Beflügelt wird die enthemmte Raffgier dabei durch den großzügig bereitgestellten Alkohol. Während ein Viertelliter Wein im Bordbistro knapp acht Euro kostet, moniert Werner, dass er im Premiumbereich "gratis bis zum Abwinken" serviert werde. Sodass bereits mittags ordentlich angesoffene Pärchen auch mal ein paar Fläschlein to go einsacken. Die Party ist jetzt so halb vorbei: Heiße Panini, Weizenbier und mehr werden zwar weiterhin kostenfrei zur Verfügung stehen. Aber Zutritt gibt es nur noch mit gültigem Ticket.

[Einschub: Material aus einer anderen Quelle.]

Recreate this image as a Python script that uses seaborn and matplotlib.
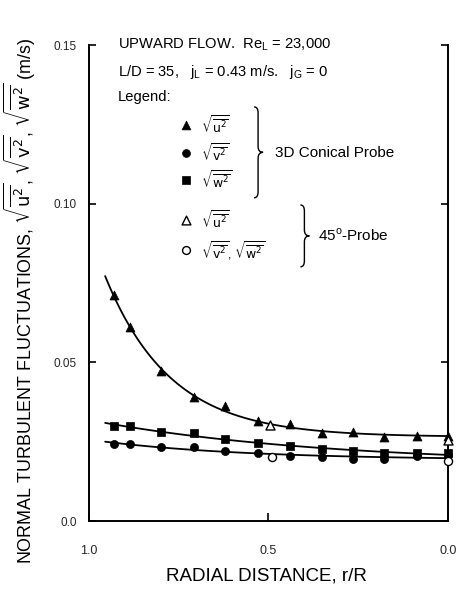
import numpy as np
import pandas as pd
import matplotlib
matplotlib.use("Agg")
import matplotlib.pyplot as plt
from matplotlib.path import Path
from matplotlib.patches import PathPatch
import seaborn as sns

# ---------------- data ----------------
r_3d = [0.93, 0.886, 0.80, 0.708, 0.621, 0.529, 0.44, 0.351, 0.265, 0.178, 0.086, 0.0]
u_3d = [0.0711, 0.0610, 0.0472, 0.0390, 0.0362, 0.0314, 0.0305, 0.0277, 0.0280, 0.0264, 0.0267, 0.0267]
v_3d = [0.0242, 0.0242, 0.0233, 0.0233, 0.0220, 0.0214, 0.0204, 0.0201, 0.0195, 0.0195, 0.0205, 0.0207]
w_3d = [0.0299, 0.0299, 0.0280, 0.0277, 0.0258, 0.0245, 0.0236, 0.0226, 0.0220, 0.0214, 0.0214, 0.0214]

r_45_u = [0.496, 0.0]
u_45 = [0.0301, 0.0255]
r_45_vw = [0.49, 0.0]
vw_45 = [0.0201, 0.0190]

x_ticks = [1.0, 0.5, 0.0]
x_ticklabels = ["1.0", "0.5", "0.0"]
y_ticks = [0.0, 0.05, 0.10, 0.15]
y_ticklabels = ["0.0", "0.05", "0.10", "0.15"]

df3d = pd.DataFrame({"r": r_3d, "u": u_3d, "v": v_3d, "w": w_3d})

# ---------------- style ----------------
sns.set_theme(style="white")
plt.rcParams["font.family"] = ["Liberation Sans", "DejaVu Sans"]
plt.rcParams["text.color"] = "black"
plt.rcParams["axes.labelcolor"] = "black"

fig = plt.figure(figsize=(4.59, 6.01), dpi=100)
ax = fig.add_axes([0.1939, 0.1331, 0.7821, 0.792])


def exp_fit(r, y):
    """least-squares fit y = a + b*exp(k*r) (smooth curve through the symbols)"""
    r = np.asarray(r)
    y = np.asarray(y)
    best = None
    for k in np.linspace(0.2, 12, 400):
        A = np.column_stack([np.ones_like(r), np.exp(k * r)])
        coef, *_ = np.linalg.lstsq(A, y, rcond=None)
        res = np.sum((A @ coef - y) ** 2)
        if best is None or res < best[0]:
            best = (res, k, coef)
    _, k, (a, b) = best
    rr = np.linspace(0.0, 0.955, 120)
    return rr, a + b * np.exp(k * rr)


# fitted curves
for col in ["u", "w", "v"]:
    rr, yy = exp_fit(df3d["r"], df3d[col])
    sns.lineplot(x=rr, y=yy, ax=ax, color="black", lw=1.3, sort=False)

# symbols
sns.scatterplot(data=df3d, x="r", y="u", marker="^", s=42, color="black",
                edgecolor="black", linewidth=0.5, ax=ax, clip_on=False, zorder=5)
sns.scatterplot(data=df3d, x="r", y="w", marker="s", s=34, color="black",
                edgecolor="black", linewidth=0.5, ax=ax, clip_on=False, zorder=5)
sns.scatterplot(data=df3d, x="r", y="v", marker="o", s=34, color="black",
                edgecolor="black", linewidth=0.5, ax=ax, clip_on=False, zorder=5)
sns.scatterplot(x=r_45_u, y=u_45, marker="^", s=42, color="white",
                edgecolor="black", linewidth=1.0, ax=ax, clip_on=False, zorder=6)
sns.scatterplot(x=r_45_vw, y=vw_45, marker="o", s=34, color="white",
                edgecolor="black", linewidth=1.0, ax=ax, clip_on=False, zorder=6)

# axes
ax.set_xlim(1.0, 0.0)
ax.set_ylim(0.0, 0.15)
ax.set_xticks(x_ticks)
ax.set_xticklabels(x_ticklabels)
ax.set_yticks(y_ticks)
ax.set_yticklabels(y_ticklabels)
ax.tick_params(axis="y", which="both", direction="in", left=True, right=True,
               length=5, width=1.2, color="black", labelsize=8.5, pad=9)
ax.tick_params(axis="x", which="both", direction="in", bottom=True, top=False,
               length=6, width=1.2, color="black", labelsize=9, pad=17)
for side in ["left", "bottom", "right"]:
    ax.spines[side].set_visible(True)
    ax.spines[side].set_color("black")
    ax.spines[side].set_linewidth(1.4)
ax.spines["top"].set_visible(False)
ax.set_facecolor("white")

ax.set_xlabel("RADIAL DISTANCE, r/R", fontsize=13.5)
ax.xaxis.set_label_coords(0.493, -0.098)
ax.set_ylabel(r"NORMAL TURBULENT FLUCTUATIONS, $\sqrt{\overline{\mathrm{u}^2}}$, "
              r"$\sqrt{\overline{\mathrm{v}^2}}$, $\sqrt{\overline{\mathrm{w}^2}}$ (m/s)",
              fontsize=12.9)
ax.yaxis.set_label_coords(-0.143, 0.463)

# header text
tfs = 10.6
ax.text(0.081, 1.0, r"UPWARD FLOW.  Re$_\mathregular{L}$ = 23,000", transform=ax.transAxes,
        fontsize=tfs, va="center", ha="left")
ax.text(0.081, 0.943, r"L/D = 35,   j$_\mathregular{L}$ = 0.43 m/s.   j$_\mathregular{G}$ = 0",
        transform=ax.transAxes, fontsize=tfs, va="center", ha="left")
ax.text(0.081, 0.891, "Legend:", transform=ax.transAxes, fontsize=tfs, va="center", ha="left")

# legend keys
kx, lx = 0.270, 0.312
keys = [
    (0.832, "^", "black", r"$\sqrt{\overline{\mathrm{u}^2}}$"),
    (0.773, "o", "black", r"$\sqrt{\overline{\mathrm{v}^2}}$"),
    (0.716, "s", "black", r"$\sqrt{\overline{\mathrm{w}^2}}$"),
    (0.632, "^", "white", r"$\sqrt{\overline{\mathrm{u}^2}}$"),
    (0.569, "o", "white", r"$\sqrt{\overline{\mathrm{v}^2}}$, $\sqrt{\overline{\mathrm{w}^2}}$"),
]
for ky, mk, fc, lab in keys:
    ax.scatter([kx], [ky], marker=mk, s=40 if mk == "^" else 32, facecolor=fc,
               edgecolor="black", linewidth=1.0 if fc == "white" else 0.5,
               transform=ax.transAxes, clip_on=False, zorder=6)
    ax.text(lx, ky, lab, transform=ax.transAxes, fontsize=9, va="center", ha="left")


def brace(x, y0, y1):
    dx = 4 / 359.0
    tx = 5 / 359.0
    dy = 6 / 476.0
    ym = 0.5 * (y0 + y1)
    verts = [
        (x - dx, y1), (x, y1), (x, y1 - dy),
        (x, ym + dy),
        (x, ym), (x + tx, ym),
        (x, ym), (x, ym - dy),
        (x, y0 + dy),
        (x, y0), (x - dx, y0),
    ]
    codes = [Path.MOVETO, Path.CURVE3, Path.CURVE3, Path.LINETO,
             Path.CURVE3, Path.CURVE3, Path.CURVE3, Path.CURVE3,
             Path.LINETO, Path.CURVE3, Path.CURVE3]
    p = PathPatch(Path(verts, codes), transform=ax.transAxes, fill=False,
                  edgecolor="black", lw=1.0, clip_on=False)
    ax.add_patch(p)


brace(0.471, 0.679, 0.870)
ax.text(0.518, 0.7735, "3D Conical Probe", transform=ax.transAxes, fontsize=11,
        va="center", ha="left")
brace(0.600, 0.534, 0.664)
ax.text(0.639, 0.601, r"45$^\mathregular{o}$-Probe", transform=ax.transAxes, fontsize=11,
        va="center", ha="left")

fig.savefig("out.png", dpi=100, facecolor="white")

Den Bahnreisenden in Stuttgart bleibt dabei wieder einmal nicht viel mehr, als neidisch auf Berlin, Hamburg, Mannheim, Köln, Frankfurt und vor allem natürlich auf München zu schielen. Denn in Baden-Württembergs Landeshauptstadt gab und gibt es keine Premium Lounge – es gibt hier ja auch weniger einen Bahnhof als eine Ansammlung von Gleisen. Das hat, wie wir wissen, mit dem visionären Stadtumgrabungsprojekt Stuttgart 21 zu tun. Während die S-21-Bauarbeiten über die vergangenen Jahre ohnehin für vielerlei Einschränkungen im regionalen Schienenverkehr sorgten, steht im Dienste des Projekts nun ein wahrer Paukenschlag an. Kurzfristig kündigte die Bahn massive Streckensperrungen im S-Bahn-Verkehr an, um mit dem "Digitalknoten Stuttgart" ein Leuchtturmprojekt zu verwirklichen. Auf der Skala von schlimm bis ganz schlimm dürfte hier schon bald eine Elf erreicht sein.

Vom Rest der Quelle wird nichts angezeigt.